最初の現場「住友銀行東京支店」上棟式(大正3年10月17日)の記念写真。中列左端が秀三
1914年(大正3年)、佐藤秀三は、山形県工業学校(現・山形県立米沢工業高等学校)の建築科を卒業後、設計者を志して大阪の「住友総本店営繕課」に入社しました。
当時、同営繕課は、野口孫市氏をはじめ、日高胖(ゆたか)氏、長谷部鋭吉氏らを擁する一級の建築デザイナー集団で、各地にある住友銀行の支店を本格的洋風建築として一新すると共に、大阪に本店社屋(後の「住友ビルディング」)を建築するという使命を担って、設計・技術両面にわたる組織作りのために盛んに人材を登用していました。
この時期、同課の上司であった長谷部鋭吉氏との出会いは、秀三の建築家として、また人間としての成長に大きな影響を与えました。長谷部氏は、優れた設計者であると同時に、その高潔な人柄で知られた関西建築界の伝説的存在であり、後に長谷部・竹越建築事務所を結成して今日の「日建設計」の礎を築いたことでも知られています。
長谷部氏と秀三との出会いは入社時の製図試験の時で、消しゴムを忘れた秀三が、書き損じた線を丁寧に指でこすって消す姿が、試験官であった長谷部氏の目にとまったことに始まるといいます。
17才の佐藤秀三
秀三が入社後最初に経験したのは、既に1912年(大正元年)から着工されていた「住友銀行東京支店」(のちの日本橋支店。現存せず)の建築でした。これは日高胖氏が技師長として手掛け、数年後に襲った関東大震災にも無傷で残った建物です。若干17才、見習であった秀三は、毎日朝から晩まで何千枚というタイルの反りと色をチェックする仕事を任され、「つくづく何のために学校へ行ったのか情けなくなったものだ」と述懐しています。

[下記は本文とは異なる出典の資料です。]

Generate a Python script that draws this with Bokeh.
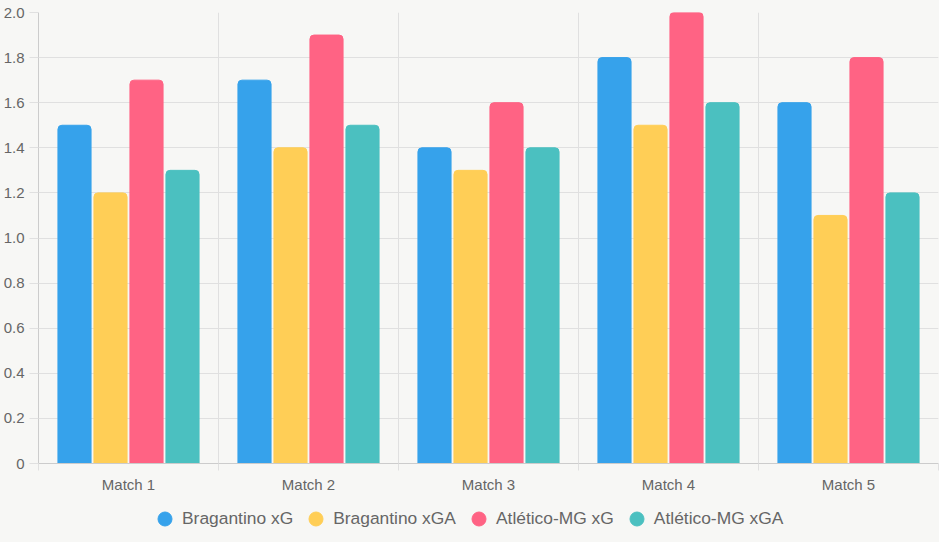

この秀三の苛立ちを見て取った長谷部氏は、「佐藤君は感情に激しいところがある。気の短い人は絵の勉強が一番いい。必ずプラスになるからやってごらん」と絵の道具一式をもらい受けたとのことです。その後、絵は秀三の生涯の趣味となりますが、この出来事が建築家として、さらには人間としての成長に計り知れない影響を与えたことは明らかです。
また、秀三は、住友を退職した後も、長谷部氏のプランやディテールを直に伝授頂く機会にも恵まれ、氏が得意とした田園型住宅などの実際的技法やデザインを会得していきました。
のちに「佐藤式」「佐藤秀調」と称される、洋風数寄屋の独自のスタイルにたどり着く下地は、長谷部氏との師弟関係の中から醸成されたことに間違いありません。